Originally a series of books by Elisabeth Beresford, about environmentally friendly creatures with long noses and floppy ears who pick up litter on Wimbledon Common, and make it into useful things. The books were televised in the Seventies with puppets (every Seventies kid had a stuffed one)and dire, dire cheesy music by Mike Batt, who still has his Womble band. 'Remember You're a Womble' for some reason seems to be a classic favourite of wedding DJs.

The young Wombles were fat, lazy Orinoco, keep-fit fanatic Tomsk, bossy Bungo, and shy, clever but absent-minded Wellington. They were kept in check by sensible Tobermory, who made sure they filled their Tidy Bags, fed by Madame Cholet, and ruled by Great Uncle Bulgaria, who was supposed to be 325 years old.

All the wombles choose their name from an atlas in Great Uncle Bulgaria's study.

In the first series they were

  • Great Uncle Bulgaria, the leader of the pack.

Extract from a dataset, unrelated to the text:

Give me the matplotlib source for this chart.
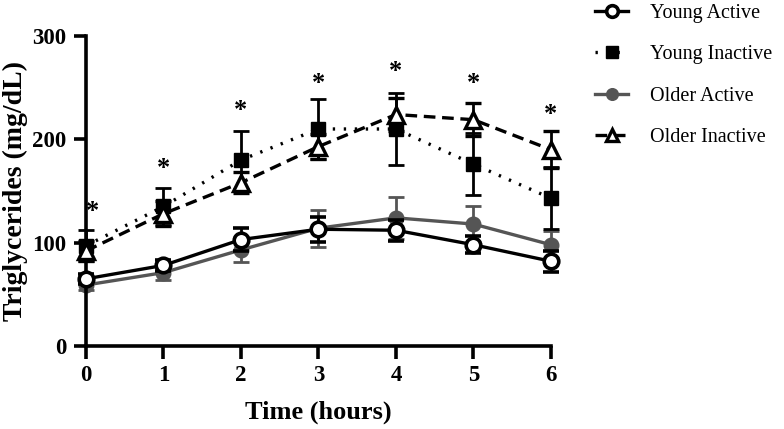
import matplotlib
matplotlib.use("Agg")
import matplotlib.pyplot as plt

plt.rcParams['font.family'] = ['Liberation Serif', 'DejaVu Serif']

# time points (hours)
hours = [0, 1, 2, 3, 4, 5, 6]

# means and SEM (mg/dL)
young_active = [65, 78, 103, 113, 112, 98, 82]
young_active_err = [5, 5, 11, 12, 10, 8, 10]
young_inactive = [97, 135, 180, 210, 210, 176, 143]
young_inactive_err = [15, 18, 28, 29, 35, 30, 30]
older_active = [59, 71, 93, 114, 124, 118, 98]
older_active_err = [5, 7, 12, 18, 20, 17, 13]
older_inactive = [92, 128, 158, 193, 224, 219, 190]
older_inactive_err = [10, 12, 10, 12, 16, 16, 18]

# significance markers
star_x = [0.08, 1, 2, 3, 4, 5, 6]
star_y = [130, 172, 228, 254, 266, 254, 224]

fig = plt.figure(figsize=(7.84, 4.29), dpi=100)
ax = fig.add_axes([0.1097, 0.1935, 0.593, 0.7226])

lw = 2.4
common = dict(capsize=6, elinewidth=2, capthick=2, markersize=10.5, linewidth=lw, clip_on=False)

ax.errorbar(hours, older_active, yerr=older_active_err, color='#555555', marker='o',
            linestyle='-', label='Older Active', zorder=2, **common)
ax.errorbar(hours, young_active, yerr=young_active_err, color='black', marker='o',
            markerfacecolor='white', markeredgewidth=2.6, linestyle='-',
            label='Young Active', zorder=3, **common)
ax.errorbar(hours, young_inactive, yerr=young_inactive_err, color='black', marker='s',
            linestyle=(0, (0.7, 2.6)), label='Young Inactive', zorder=4, **common)
ax.errorbar(hours, older_inactive, yerr=older_inactive_err, color='black', marker='^',
            markerfacecolor='white', markeredgewidth=2.4, markersize=11.5,
            linestyle=(0, (3.5, 2)), label='Older Inactive', zorder=5,
            capsize=6, elinewidth=2, capthick=2, linewidth=lw, clip_on=False)

for x, y in zip(star_x, star_y):
    ax.text(x, y, '*', ha='center', va='center', fontsize=19, fontweight='bold')

ax.set_xlim(0, 6)
ax.set_ylim(0, 300)
ax.set_xticks(hours)
ax.set_yticks([0, 100, 200, 300])
ax.spines['top'].set_visible(False)
ax.spines['right'].set_visible(False)
for s in ['left', 'bottom']:
    ax.spines[s].set_linewidth(2.6)
ax.tick_params(width=2.6, length=9, labelsize=16.5, pad=5)
for lab in ax.get_xticklabels() + ax.get_yticklabels():
    lab.set_fontweight('bold')

ax.set_xlabel('Time (hours)', fontsize=19, fontweight='bold', labelpad=10)
ax.set_ylabel('Triglycerides (mg/dL)', fontsize=20, fontweight='bold', labelpad=3)

# legend handles: data lines only (no error bars)
h, l = ax.get_legend_handles_labels()
order = [1, 2, 0, 3]
fig.legend([h[i][0] for i in order], [l[i] for i in order], loc='upper left',
           bbox_to_anchor=(595 / 784, 1 - 4 / 429), frameon=False, fontsize=14.5,
           handlelength=1.65, labelspacing=1.1, handletextpad=1.1,
           borderpad=0, borderaxespad=0, markerscale=0.8)

fig.savefig('out.png', dpi=100)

He is generally seen wrapped in a tartan shawl.
  • Tobermory who ran the work shop, creating things from the rubbish the other wombles brought back.
  • Madame Cholet who cooked and mothered the other wombles. She specialised in elm-bark pies with acorn topping.
  • Bungo was the head strong womble, like a typical teenager.
  • Orinoco was the lazy womble, who often requested "forty winks" before doing anything.
  • Tomsk was the "jock" womble, always working out.
  • Wellington was the smallest womble, shy but filled with ideas.

and the 90s series introduced

  • Alderney who didn't live in the burrow, but instead in a tree house and looked after the lake on the Common. The press called her 'Girl Power Womble'.
  • Stepney was a cockney barrow boy on an exchange visit from the Thames burrow.
  • Shansi was of Chinese descent.
  • Obidos came from Rio de Janeiro burrow and had great travel experience of other burrows.

3 videos are available, titled "The Wombles - Camping And Cloudberries And Other Stories", "The Wombles - Deep Space Wombles And Other Stories" and "The Wombles - Orinoco The Magnificent And Other Stories"

Everyone loves the Wombles, but few know the true story behind these innocent, children's characters.

The story was originally intended to be a gritty drama about the lives of a group of prostitutes who scraped a living from the business they could do on Wimbledon Common. Through circumstances too tragic to go into here, the women had come to be known as the Wombless and this was the title of the proposed series.

However, the BBC of the time did not believe the public were ready for television of such a serious and moving nature and the scripts were shelved somewhere in the depths of White City. Almost a decade passed before disaster struck and a burst water pipe flooded part of the archives, damaging some of the manuscripts stored there.

Staff salvaged what they could, but all that was left of the Wombless was a title page enscribed with the smudged word, "Wombles" and few other parts of the document were legible. However, the story was pieced together again, reassessed and this time got the nod of approval that was required to make a pilot episode. The show took off in a direction that couldn't have been more different to the original idea, but the astute viewer can still pick out references in the Wombles Theme Song.